Your task is to repeat the entries word for word while leaving out the pictures.

---*---

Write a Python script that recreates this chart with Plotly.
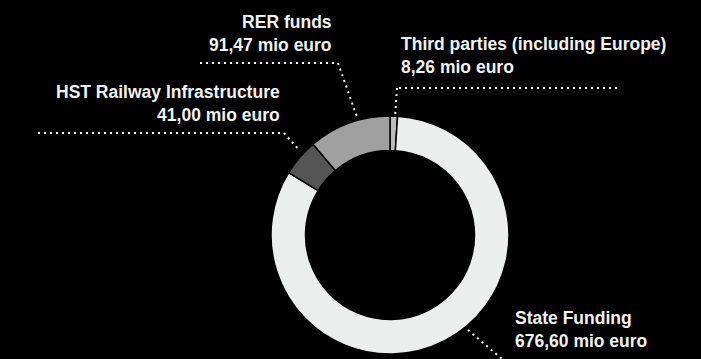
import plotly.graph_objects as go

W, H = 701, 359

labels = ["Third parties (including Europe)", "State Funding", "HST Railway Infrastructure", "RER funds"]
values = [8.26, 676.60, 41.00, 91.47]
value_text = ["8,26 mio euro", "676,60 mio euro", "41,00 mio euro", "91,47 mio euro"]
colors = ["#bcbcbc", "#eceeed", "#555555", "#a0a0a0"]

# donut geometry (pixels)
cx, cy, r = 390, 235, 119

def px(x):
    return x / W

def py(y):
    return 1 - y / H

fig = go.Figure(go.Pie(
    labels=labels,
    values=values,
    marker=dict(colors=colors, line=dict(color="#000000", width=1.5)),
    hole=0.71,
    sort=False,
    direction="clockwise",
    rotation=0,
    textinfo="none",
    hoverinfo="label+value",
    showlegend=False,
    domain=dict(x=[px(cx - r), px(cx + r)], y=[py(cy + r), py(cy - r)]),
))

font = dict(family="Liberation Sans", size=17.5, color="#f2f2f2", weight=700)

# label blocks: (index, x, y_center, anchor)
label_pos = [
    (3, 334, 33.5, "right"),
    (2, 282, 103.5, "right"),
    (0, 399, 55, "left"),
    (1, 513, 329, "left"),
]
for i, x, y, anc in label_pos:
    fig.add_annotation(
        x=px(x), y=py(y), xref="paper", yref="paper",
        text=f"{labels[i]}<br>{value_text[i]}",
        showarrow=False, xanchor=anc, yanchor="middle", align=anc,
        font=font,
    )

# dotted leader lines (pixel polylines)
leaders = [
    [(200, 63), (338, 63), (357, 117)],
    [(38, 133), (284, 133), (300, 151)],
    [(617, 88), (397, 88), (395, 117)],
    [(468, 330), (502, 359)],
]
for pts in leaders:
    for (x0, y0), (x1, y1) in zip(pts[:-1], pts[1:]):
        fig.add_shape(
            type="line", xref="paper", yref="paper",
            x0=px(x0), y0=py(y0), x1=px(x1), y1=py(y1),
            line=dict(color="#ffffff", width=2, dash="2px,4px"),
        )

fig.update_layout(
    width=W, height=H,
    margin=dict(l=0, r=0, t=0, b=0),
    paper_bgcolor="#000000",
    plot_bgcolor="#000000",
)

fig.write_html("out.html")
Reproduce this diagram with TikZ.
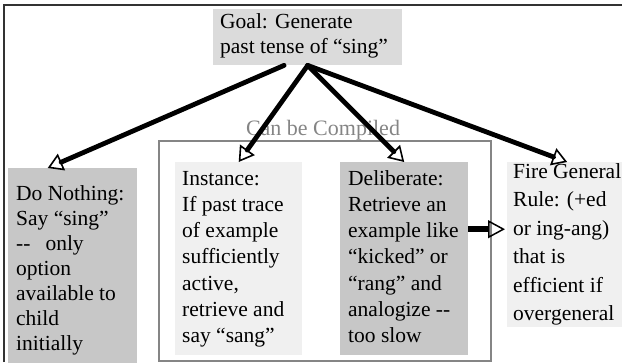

---*---

:: FINISHED TASK ::
Write a Python script that recreates this chart with Plotly.
import plotly.graph_objects as go

W, H = 701, 359

labels = ["Third parties (including Europe)", "State Funding", "HST Railway Infrastructure", "RER funds"]
values = [8.26, 676.60, 41.00, 91.47]
value_text = ["8,26 mio euro", "676,60 mio euro", "41,00 mio euro", "91,47 mio euro"]
colors = ["#bcbcbc", "#eceeed", "#555555", "#a0a0a0"]

# donut geometry (pixels)
cx, cy, r = 390, 235, 119

def px(x):
    return x / W

def py(y):
    return 1 - y / H

fig = go.Figure(go.Pie(
    labels=labels,
    values=values,
    marker=dict(colors=colors, line=dict(color="#000000", width=1.5)),
    hole=0.71,
    sort=False,
    direction="clockwise",
    rotation=0,
    textinfo="none",
    hoverinfo="label+value",
    showlegend=False,
    domain=dict(x=[px(cx - r), px(cx + r)], y=[py(cy + r), py(cy - r)]),
))

font = dict(family="Liberation Sans", size=17.5, color="#f2f2f2", weight=700)

# label blocks: (index, x, y_center, anchor)
label_pos = [
    (3, 334, 33.5, "right"),
    (2, 282, 103.5, "right"),
    (0, 399, 55, "left"),
    (1, 513, 329, "left"),
]
for i, x, y, anc in label_pos:
    fig.add_annotation(
        x=px(x), y=py(y), xref="paper", yref="paper",
        text=f"{labels[i]}<br>{value_text[i]}",
        showarrow=False, xanchor=anc, yanchor="middle", align=anc,
        font=font,
    )

# dotted leader lines (pixel polylines)
leaders = [
    [(200, 63), (338, 63), (357, 117)],
    [(38, 133), (284, 133), (300, 151)],
    [(617, 88), (397, 88), (395, 117)],
    [(468, 330), (502, 359)],
]
for pts in leaders:
    for (x0, y0), (x1, y1) in zip(pts[:-1], pts[1:]):
        fig.add_shape(
            type="line", xref="paper", yref="paper",
            x0=px(x0), y0=py(y0), x1=px(x1), y1=py(y1),
            line=dict(color="#ffffff", width=2, dash="2px,4px"),
        )

fig.update_layout(
    width=W, height=H,
    margin=dict(l=0, r=0, t=0, b=0),
    paper_bgcolor="#000000",
    plot_bgcolor="#000000",
)

fig.write_html("out.html")
Reproduce this diagram with TikZ.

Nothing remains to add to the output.